NEW DELHI – Rallies were held in India’s capital Tuesday in support of a student who received rape threats over her controversial remarks on Pakistan after being mocked online by celebrities, including cricketer Virender Sehwag.
Hundreds of students from several colleges in New Delhi took to the streets to protest against the threats and recent campus violence, amid an ongoing debate on nationalism and fears of the muzzling of freedom of speech under Prime Minister Narendra Modi’s government.
“My nationalism is beyond your claustrophobic nationalism,” read a placard at the rally, with protesters shouting slogans against the right-wing student group linked to Modi’s Hindu nationalist party.
The latest controversy was triggered after a 20-year-old student Gurmehar Kaur criticised the Akhil Bharatiya Vidhyarthi Parishad (ABVP) students’ union over its role in campus violence.
This was followed by a video post which read: “Pakistan did not kill my dad, war killed him.”
Kaur’s father, a captain in the Indian army, was killed in an attack on a military camp near the de facto border with Pakistan in 1999.
But her olive branch approach to India’s nuclear-armed arch-rival led users to lampoon her, including celebrities such as Sehwag.
He retorted with a Twitter post saying: “I didn’t score two triple centuries, my bat did.”
The post by Sehwag – one of India’s all-time leading run-scorers before he retired in 2015 – went viral on social media, with many trolling the 20-year-old student online and threatening her with physical violence.
“I have been getting a lot of threats on social media.

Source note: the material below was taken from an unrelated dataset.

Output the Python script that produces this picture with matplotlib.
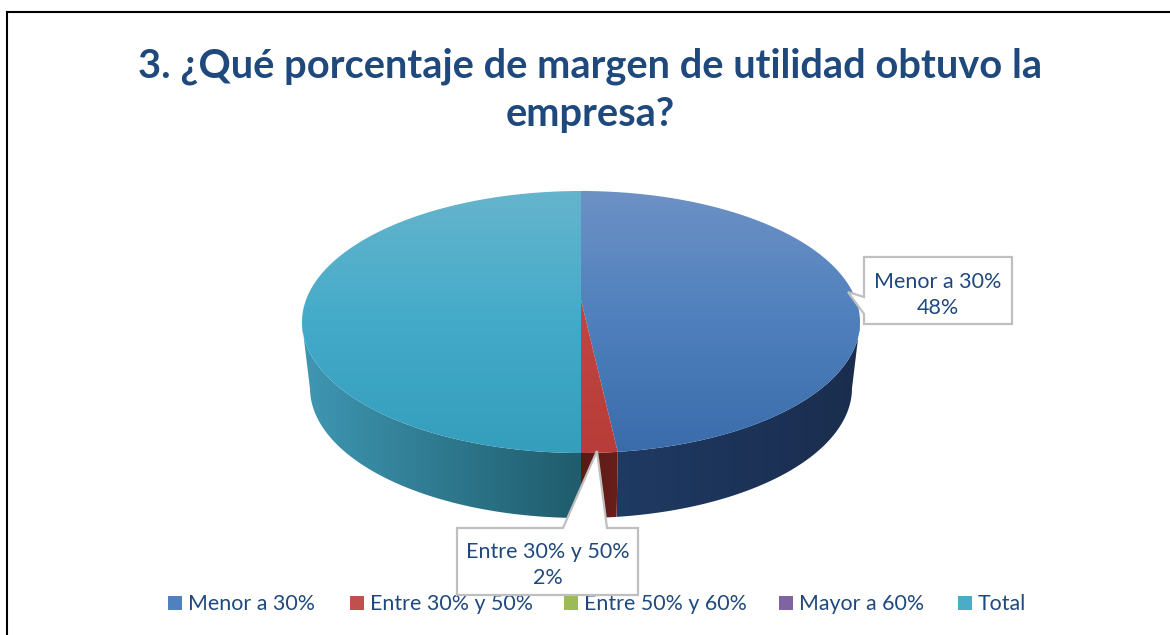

I think it is very scary when people threaten you with violence and rape,” she told the NDTV network.
Asked about how felt towards Sehwag, she replied: “Honestly, this just breaks your heart because these are people you grow up looking up to.”
Critics of Modi’s government say that nationalist sentiment has grown sharply during his premiership and authorities too often turn a blind eye when right-wing groups respond aggressively to any show of dissent.

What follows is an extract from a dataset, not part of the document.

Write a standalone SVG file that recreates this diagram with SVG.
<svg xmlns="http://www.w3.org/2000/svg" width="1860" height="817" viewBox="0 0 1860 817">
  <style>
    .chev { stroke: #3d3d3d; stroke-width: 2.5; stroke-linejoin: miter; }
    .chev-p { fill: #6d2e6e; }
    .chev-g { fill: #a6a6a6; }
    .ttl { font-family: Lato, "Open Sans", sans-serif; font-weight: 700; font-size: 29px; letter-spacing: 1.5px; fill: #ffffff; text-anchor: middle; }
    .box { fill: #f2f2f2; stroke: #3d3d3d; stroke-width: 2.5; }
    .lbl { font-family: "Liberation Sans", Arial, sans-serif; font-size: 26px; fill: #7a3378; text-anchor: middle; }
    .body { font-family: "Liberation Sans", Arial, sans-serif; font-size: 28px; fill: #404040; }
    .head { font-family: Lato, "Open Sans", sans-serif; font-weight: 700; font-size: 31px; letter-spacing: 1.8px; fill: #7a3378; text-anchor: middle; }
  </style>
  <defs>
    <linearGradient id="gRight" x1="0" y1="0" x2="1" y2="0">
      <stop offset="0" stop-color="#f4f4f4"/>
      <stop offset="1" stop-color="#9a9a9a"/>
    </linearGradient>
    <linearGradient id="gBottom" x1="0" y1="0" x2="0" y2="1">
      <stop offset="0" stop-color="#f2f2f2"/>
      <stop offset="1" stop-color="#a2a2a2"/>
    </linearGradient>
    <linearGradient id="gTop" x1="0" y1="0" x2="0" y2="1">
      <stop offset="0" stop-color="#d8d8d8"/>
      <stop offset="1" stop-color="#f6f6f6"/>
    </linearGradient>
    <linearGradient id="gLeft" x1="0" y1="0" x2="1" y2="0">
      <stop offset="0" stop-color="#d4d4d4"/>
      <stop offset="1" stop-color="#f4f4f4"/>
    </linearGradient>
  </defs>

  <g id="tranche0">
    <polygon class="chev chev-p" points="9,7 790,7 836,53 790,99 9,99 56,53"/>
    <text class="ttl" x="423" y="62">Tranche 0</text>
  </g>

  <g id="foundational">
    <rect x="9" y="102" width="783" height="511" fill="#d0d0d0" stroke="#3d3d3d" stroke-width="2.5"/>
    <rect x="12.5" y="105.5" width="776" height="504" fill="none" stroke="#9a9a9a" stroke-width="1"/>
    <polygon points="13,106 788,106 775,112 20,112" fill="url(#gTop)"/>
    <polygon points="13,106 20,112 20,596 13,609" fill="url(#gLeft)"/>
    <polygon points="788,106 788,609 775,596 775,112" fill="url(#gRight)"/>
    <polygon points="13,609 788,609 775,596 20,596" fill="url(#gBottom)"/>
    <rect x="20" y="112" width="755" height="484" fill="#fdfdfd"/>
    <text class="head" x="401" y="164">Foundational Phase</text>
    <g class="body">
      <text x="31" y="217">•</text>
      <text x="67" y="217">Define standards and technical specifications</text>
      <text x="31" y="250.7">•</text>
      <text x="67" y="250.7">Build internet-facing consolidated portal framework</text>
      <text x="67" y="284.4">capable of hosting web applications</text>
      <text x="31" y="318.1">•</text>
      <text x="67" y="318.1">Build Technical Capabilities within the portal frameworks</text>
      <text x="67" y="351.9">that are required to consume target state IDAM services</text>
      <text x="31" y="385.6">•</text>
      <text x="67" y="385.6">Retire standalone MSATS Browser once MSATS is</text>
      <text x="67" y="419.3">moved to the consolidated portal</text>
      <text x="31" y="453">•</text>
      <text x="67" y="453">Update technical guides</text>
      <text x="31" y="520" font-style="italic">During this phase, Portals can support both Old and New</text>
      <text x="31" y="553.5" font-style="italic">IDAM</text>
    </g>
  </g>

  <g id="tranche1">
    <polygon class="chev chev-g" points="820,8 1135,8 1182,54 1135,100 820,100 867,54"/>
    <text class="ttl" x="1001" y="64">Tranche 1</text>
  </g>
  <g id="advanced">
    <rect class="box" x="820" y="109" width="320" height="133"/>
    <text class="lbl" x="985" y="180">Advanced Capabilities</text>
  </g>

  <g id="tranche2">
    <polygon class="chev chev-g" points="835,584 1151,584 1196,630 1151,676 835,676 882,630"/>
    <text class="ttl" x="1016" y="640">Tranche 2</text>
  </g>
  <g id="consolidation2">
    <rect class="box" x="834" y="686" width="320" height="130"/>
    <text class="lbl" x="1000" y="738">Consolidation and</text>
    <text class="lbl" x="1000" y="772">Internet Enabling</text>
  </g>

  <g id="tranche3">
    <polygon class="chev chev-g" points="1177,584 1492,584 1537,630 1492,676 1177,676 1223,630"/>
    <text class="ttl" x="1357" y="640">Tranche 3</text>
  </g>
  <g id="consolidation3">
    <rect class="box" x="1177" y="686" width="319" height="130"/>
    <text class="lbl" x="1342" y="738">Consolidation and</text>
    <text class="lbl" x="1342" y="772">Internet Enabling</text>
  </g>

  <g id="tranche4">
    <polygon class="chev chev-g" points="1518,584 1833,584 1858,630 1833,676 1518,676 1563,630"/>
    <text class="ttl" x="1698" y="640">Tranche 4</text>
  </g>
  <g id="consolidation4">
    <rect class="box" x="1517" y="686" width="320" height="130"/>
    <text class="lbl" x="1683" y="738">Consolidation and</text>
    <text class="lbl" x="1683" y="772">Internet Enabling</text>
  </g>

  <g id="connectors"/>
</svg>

The Hindustan Times said Tuesday that the threats against Kaur represented “an attack on the fundamental right to express an opinion which the likes of the ABVP and its backers do not find comfortable”.
“It has become the norm to intimidate students, writers, professors, filmmakers and journalists to name a few when they express an independent opinion in any medium,” it said in an editorial.